Effectiveness of Virtual Reality Vs Standard Physical Therapy on Range of Motion, Pain and Enjoyment in Patients with Acute Burns: A Meta-Analysis and Evidence Based Review
Author(s): Nupur Hajela, Mercedes Dobson-Brazier, Jenna Sawdon Bea
Background: Each year 1.1 million people report having a burn injury, with 45,000 people requiring hospitalization. Patients suffering from a burn, experience one of the most excruciating types of pain, that is most commonly unsuccessfully treated though analgesics. Physical therapy increases a patient’s pain thus decreasing a patient’s compliance with treatment and willingness to move. Virtual reality has been proven to decrease burn pain, but there is limited information on the effects it has on range of motion and treatment enjoyment. The purpose of this study is to determine the effectiveness of VR as a treatment tool to increase ROM and enjoyment as part of cognitive distraction while decreasing reported pain when compared to standard physical therapy in patients with acute burns.
Methods: The search between Science Direct, Cinahl and PubMed yielded a total of 242 articles in total which were reviewed based on relevance of titles and abstracts. Prior to reviewing abstracts there were 77 duplicates removed, leaving 165 non-duplicate articles. There were 131 articles removed after reading the abstract and finding the articles did not fit within the meta-analysis leaving 34 articles left to review for inclusion/exclusion criteria. After reviewing the articles, 8 studies eligible for this metaanalysis based on the inclusion and exclusion criteria were analyzed though Microsoft Excel. The studies were used for the following three outcome measures: range of motion, pain and enjoyment.

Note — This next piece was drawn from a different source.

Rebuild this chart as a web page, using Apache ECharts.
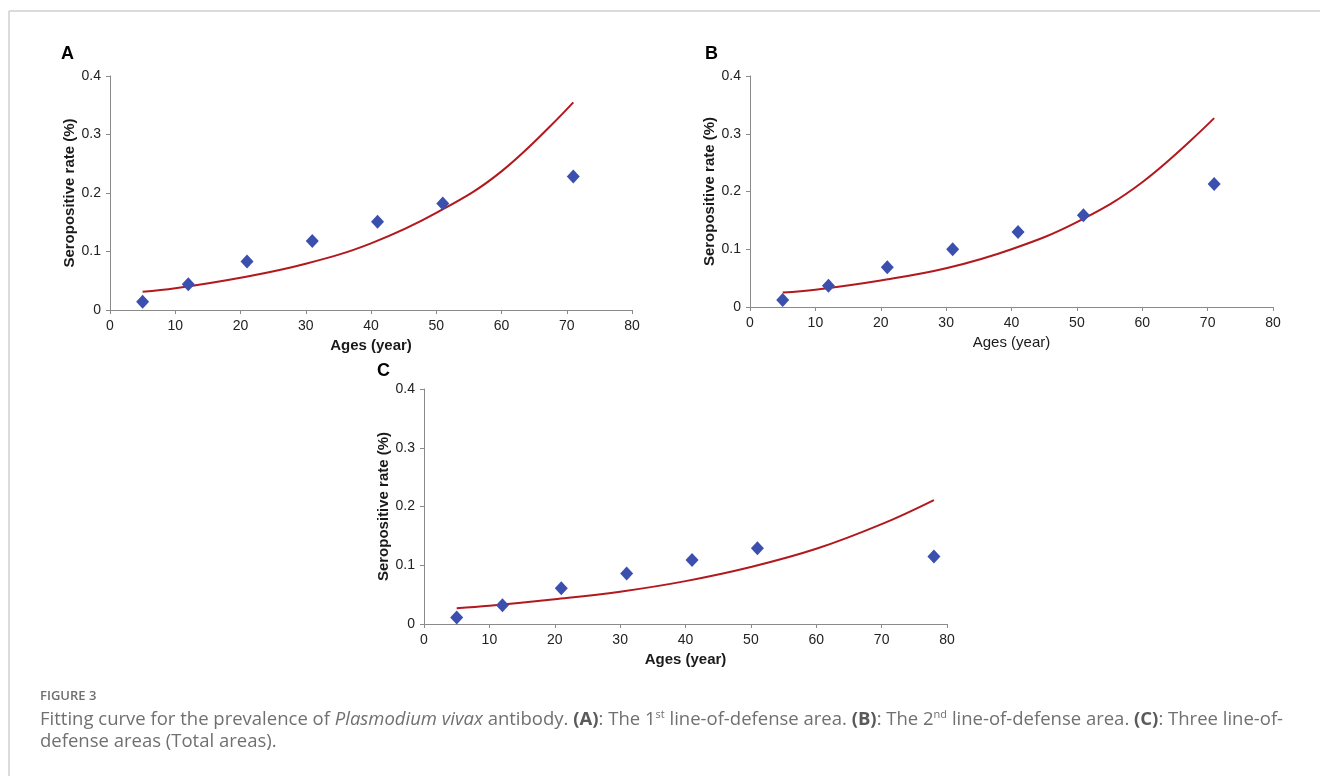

Results: Range of motion presented with homogenous results with a grand effect size of 0.19. Pain was found to have homogeneity with grand effect size of -0.45. Enjoyment was the only outcome measure that presented with heterogeneity and a grand effect size of 1.30. Virtual reality was proven to be an effective way to decrease pain and improving enjoyment. Range of motion had a trend to favoring virtual reality; therefore, virtual reality is a feasible treatment tool for patient’s suffering from an acute burn injury. Future research is needed to determine the effects of each joint on range of motion, and the correlation between enjoyment and movement.
Conclusion: Based on these findings, physical therapists can use VR as a treatment tool to help their patients recover faster with less pain compared to traditional physical therapy. One of the most common complications of a burn injury is contracture formation. This is typically due to decreased movement from the patient during the healing stage, but VR can help improve movement as mentioned above. Having a decrease in pain and an increase in enjoyment can lead to a decrease in anxiety to physical therapy and movement in general thereby leading to better patient outcomes and improve their quality of life.